Don’t forget to invite children into thanksgiving as well as petition and intercession.

If your prayer time is simply silence, you can acknowledge prayer requests as you invite the children into the silence, using words such as these: “Now let’s remember the people [and animals] who need our prayers, especially the ones that have just been mentioned here; and all of us can pray in our hearts for anything or anybody that we want to hold up before God, and we can thank God for all the good things in our lives.”

Try to achieve at least a moment of real silence before concluding the prayer time. Generally, the formal closing prayer should be said by the worship leader alone, at least for the first half of the year. As the children become more familiar with the worship order, the leader can invite “anybody who is old enough to read, or has learned the words” to join in the prayer.

Offertory, announcements, and dismissal

If the children will not be in church for the offertory, it is entirely appropriate to pass an offertory basket. This offering may be designated for some purpose such as an outreach ministry. If the children are in church for the offertory, this part of the liturgy may be omitted.

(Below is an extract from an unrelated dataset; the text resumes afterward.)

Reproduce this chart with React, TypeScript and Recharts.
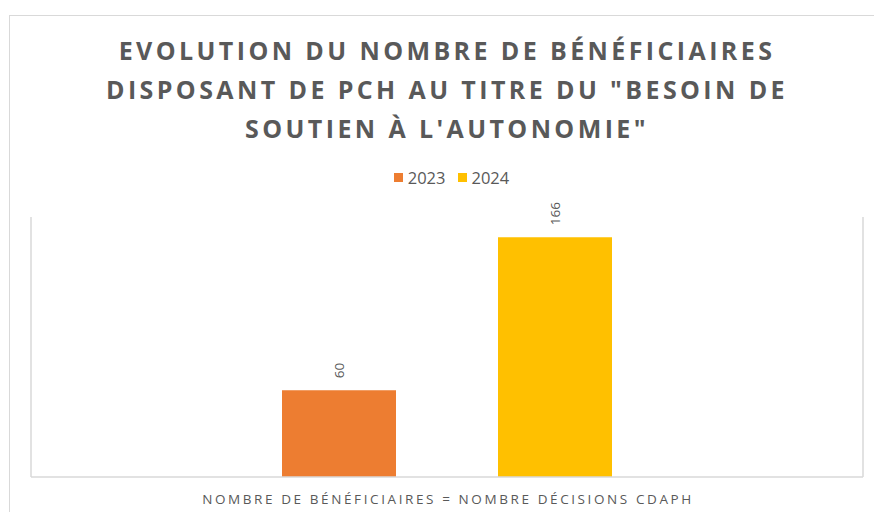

The announcement time is an opportunity to remind the children of what is expected of them at the close of worship—how they are to line up, where they are to go, and what they will be doing in their activity time. If there are any new children, make sure they are familiarized not only with the procedures but also with their group leader’s name and face. The worship leader, or whoever is responsible for organizing the art projects, can also point out any ground rules for using the art materials—for the benefit of the groups leaders as much as the children, especially if the group leaders have not had a large part in preparing the project.

[1] For more on “wondering questions” see Young Children and Worship by Sonja Stewart and Jerome Berryman (Westminster John Knox, 1989), p. 31.